╭─ SUPPLIED MATERIAL

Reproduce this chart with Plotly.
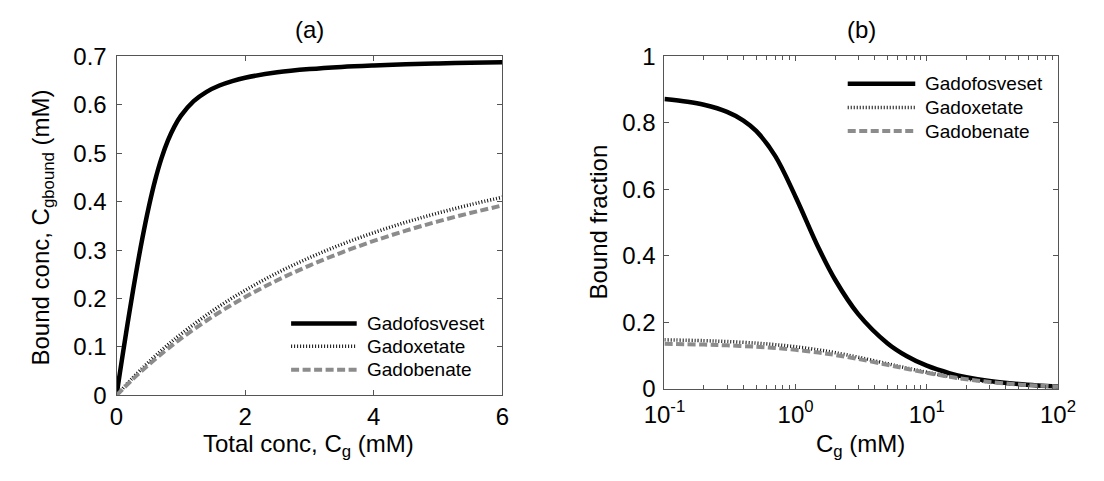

╰─
╭─ SUPPLIED MATERIAL

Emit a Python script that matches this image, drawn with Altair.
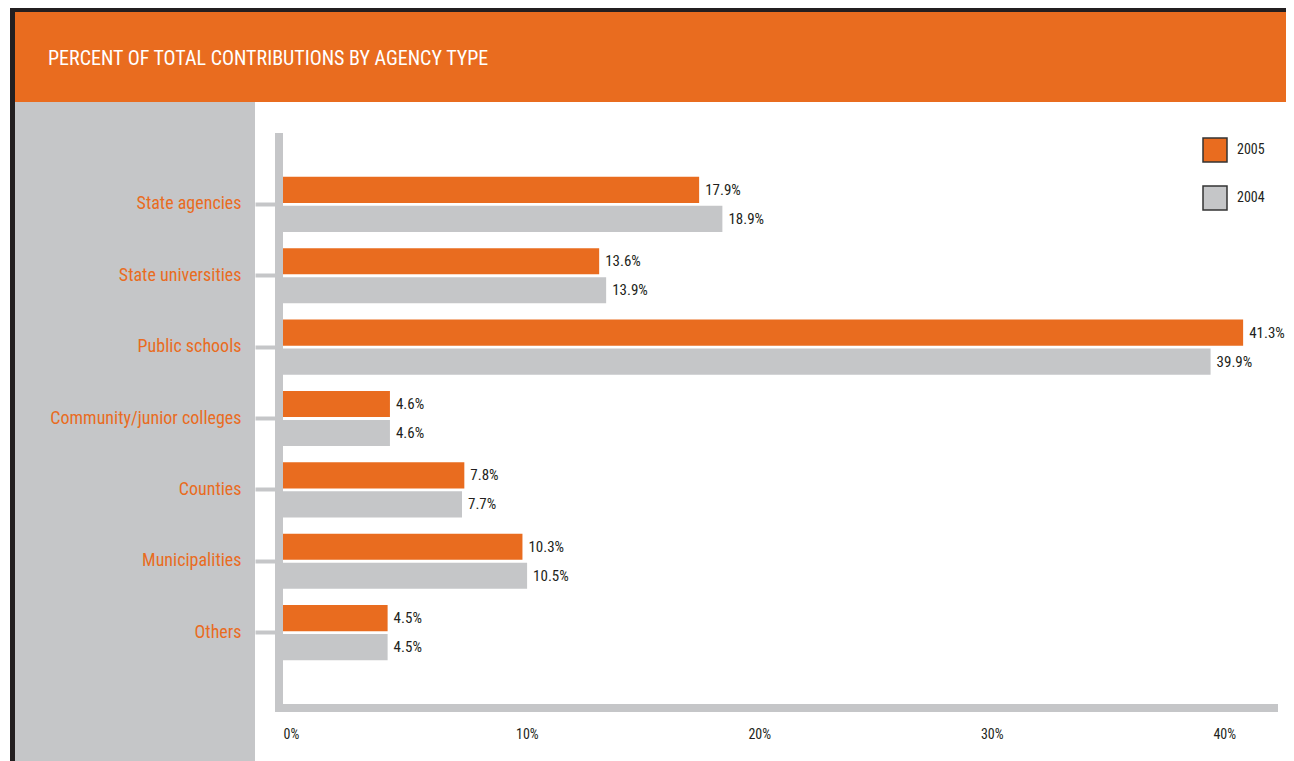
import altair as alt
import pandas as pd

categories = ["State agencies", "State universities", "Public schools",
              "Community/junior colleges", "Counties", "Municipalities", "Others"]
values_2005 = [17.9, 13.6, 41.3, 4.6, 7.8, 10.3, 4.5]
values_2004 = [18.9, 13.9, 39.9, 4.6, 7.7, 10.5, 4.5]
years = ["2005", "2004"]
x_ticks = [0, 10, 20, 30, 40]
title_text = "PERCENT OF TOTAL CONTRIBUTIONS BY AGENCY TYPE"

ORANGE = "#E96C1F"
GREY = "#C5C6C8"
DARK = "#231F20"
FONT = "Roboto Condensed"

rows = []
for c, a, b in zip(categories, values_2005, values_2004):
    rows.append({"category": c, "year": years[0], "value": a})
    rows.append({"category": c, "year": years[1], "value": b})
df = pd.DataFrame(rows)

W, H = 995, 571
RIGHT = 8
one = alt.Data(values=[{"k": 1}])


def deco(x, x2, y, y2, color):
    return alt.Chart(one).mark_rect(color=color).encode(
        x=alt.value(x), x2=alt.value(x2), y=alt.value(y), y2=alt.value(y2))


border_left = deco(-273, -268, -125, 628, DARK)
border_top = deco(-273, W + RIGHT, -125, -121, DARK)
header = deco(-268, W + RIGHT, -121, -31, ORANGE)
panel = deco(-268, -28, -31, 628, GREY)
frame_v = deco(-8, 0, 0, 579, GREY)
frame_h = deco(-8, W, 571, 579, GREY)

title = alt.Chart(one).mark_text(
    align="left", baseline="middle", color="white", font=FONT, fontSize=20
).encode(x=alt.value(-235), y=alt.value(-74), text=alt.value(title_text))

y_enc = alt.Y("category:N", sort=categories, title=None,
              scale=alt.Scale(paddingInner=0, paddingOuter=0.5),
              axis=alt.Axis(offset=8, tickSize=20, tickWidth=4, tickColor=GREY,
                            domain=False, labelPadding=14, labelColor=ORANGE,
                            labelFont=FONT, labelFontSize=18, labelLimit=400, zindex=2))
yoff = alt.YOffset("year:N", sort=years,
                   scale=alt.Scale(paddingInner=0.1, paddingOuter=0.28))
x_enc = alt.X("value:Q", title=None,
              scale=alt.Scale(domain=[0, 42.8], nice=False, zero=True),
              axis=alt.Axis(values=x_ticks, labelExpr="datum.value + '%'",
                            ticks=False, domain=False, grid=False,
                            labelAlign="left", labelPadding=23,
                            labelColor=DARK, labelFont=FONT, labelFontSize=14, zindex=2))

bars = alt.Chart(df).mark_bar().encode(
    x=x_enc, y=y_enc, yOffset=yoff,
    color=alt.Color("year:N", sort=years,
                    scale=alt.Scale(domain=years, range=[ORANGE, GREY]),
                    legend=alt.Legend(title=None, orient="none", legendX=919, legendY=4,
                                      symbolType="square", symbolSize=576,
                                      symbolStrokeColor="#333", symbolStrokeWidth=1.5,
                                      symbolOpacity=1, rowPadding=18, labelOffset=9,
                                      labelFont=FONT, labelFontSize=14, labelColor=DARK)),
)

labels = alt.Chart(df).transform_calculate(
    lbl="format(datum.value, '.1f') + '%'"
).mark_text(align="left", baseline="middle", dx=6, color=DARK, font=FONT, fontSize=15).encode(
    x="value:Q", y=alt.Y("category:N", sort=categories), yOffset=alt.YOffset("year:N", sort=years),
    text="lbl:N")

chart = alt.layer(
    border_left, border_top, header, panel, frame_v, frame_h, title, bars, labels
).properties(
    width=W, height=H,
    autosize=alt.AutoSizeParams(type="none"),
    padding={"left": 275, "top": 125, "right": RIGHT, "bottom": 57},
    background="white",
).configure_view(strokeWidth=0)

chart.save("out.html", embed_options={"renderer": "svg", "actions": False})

╰─

— PROMPT —
Above are records with pictures. Reproduce exactly only the lines from the line with "Emit a Python" through the line with "import pandas as pd", both ends included, and leave the pictures out.

— EXERCISE OUTPUT —
Emit a Python script that matches this image, drawn with Altair.
import altair as alt
import pandas as pd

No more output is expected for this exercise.